January 30th, 2009 11:27am Report this comment

Your comments on the levered plug in wash basins seems to show that you have not been around as long as I have. They were in use long before the EU came into existence. They may have been developed in the 1930s but possibly even earlier.

They are unlikely to be removed and in that respect are more secure than the plug and chain.

Thomas L. Aabo

January 30th, 2009 12:41pm Report this comment

The british do the AGA best? I is a swedish invention!

Rory Sutherland

January 30th, 2009 5:18pm Report this comment

The Aga was designed by a Swede, but manufactured and popularised by Brits.

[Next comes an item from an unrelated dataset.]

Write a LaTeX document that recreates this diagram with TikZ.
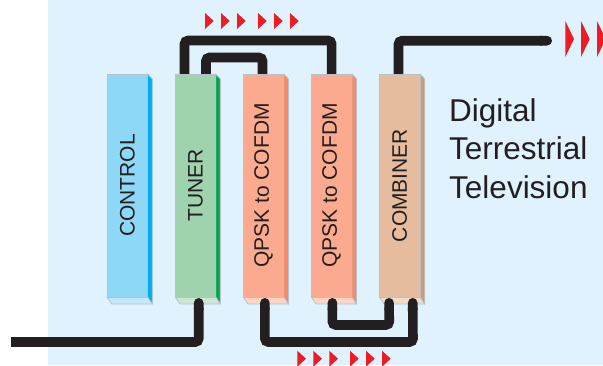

And perhaps owes some of its early success to the efforts of a Scottish salesman, one David Ogilvy - who later became known in advertising.

Rory Sutherland

January 30th, 2009 5:22pm Report this comment

I can't quite buy the anti-theft argument for the Europlug. A stronger chain might solve the problem just as well. (I suppose at a pinch you might argue that the device is so stupid that noone would want to steal it).

Besides, this argument may hold some weight when the plug is used in public washrooms - although French public lavatories of the 30s were mostly guarded by a demented old woman. But why in private homes? I have some pretty dodgy friends, but none I think who would steal my household plugs.